Despite protests by more than 70 relief groups, the United Nations plans to continue its aid collaboration with Assad’s government in Syria.
In an open letter to the UN, the relief groups express “little hope that the UN-coordinated humanitarian response might operate independently of the political priorities of the Syrian government.” As a result, they plan to suspend their participation in the Whole of Syria information-sharing program, by which the UN gains access to information about developments in parts of Syria outside of the Assad regime’s control.
The 73 NGO’s signing the letter cite concerns that the Assad regime has interfered with the delivery of aid to besieged areas, removing medical aid from convoys and marginalizing other humanitarian actors during the planning phases of crisis response.
Just last week, the Syrian government stalled aid convoys headed to Aleppo from Turkey after a ceasefire was declared last Monday. The government insists that all aid to rebel-controlled areas must not enter without coordination from the government and the UN. The government is particularly suspicious of any aid coming from the Turkish border, as Turkey has backed rebel groups fighting Assad.

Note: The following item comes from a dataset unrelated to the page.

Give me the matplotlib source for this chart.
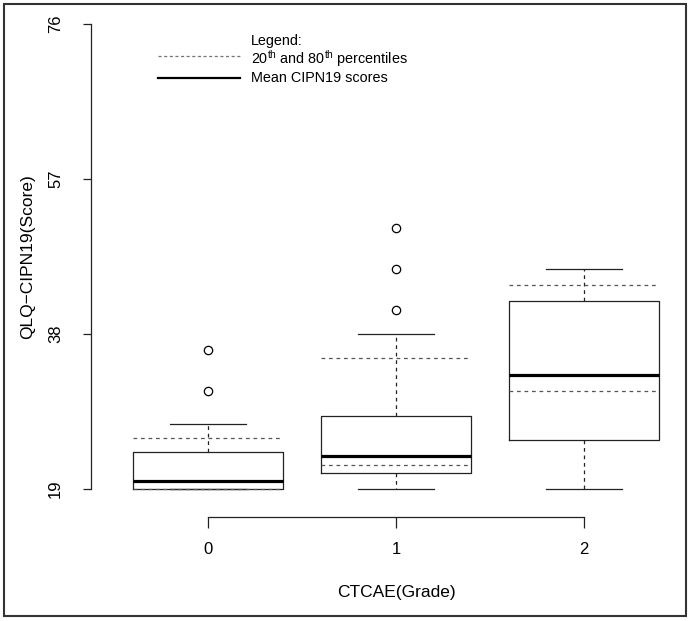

In late August, UN relief efforts in Syria came under fire when The Guardian ran a story exposing the extent of UN support for aid organizations tied to the Assad regime, including $13 million in support for the government’s farming and agriculture efforts and $8.5 million to Syria Trust, the charity of Assad’s wife Asma. Much UN aid in Syria has gone to organizations tied to Assad and under US and EU sanctions.
In response to the criticism, UN officials have expressed their intention to continue working with the Assad regime in order to provide aid to those in need, and have pointed out that the UN is not obligated to follow US and EU sanctions, but only those imposed by the UN itself. As one spokesman put it, the UN will “continue to engage with [the government] and all humanitarian partners in order to improve our collective efforts and reach as many people as we can in Syria.”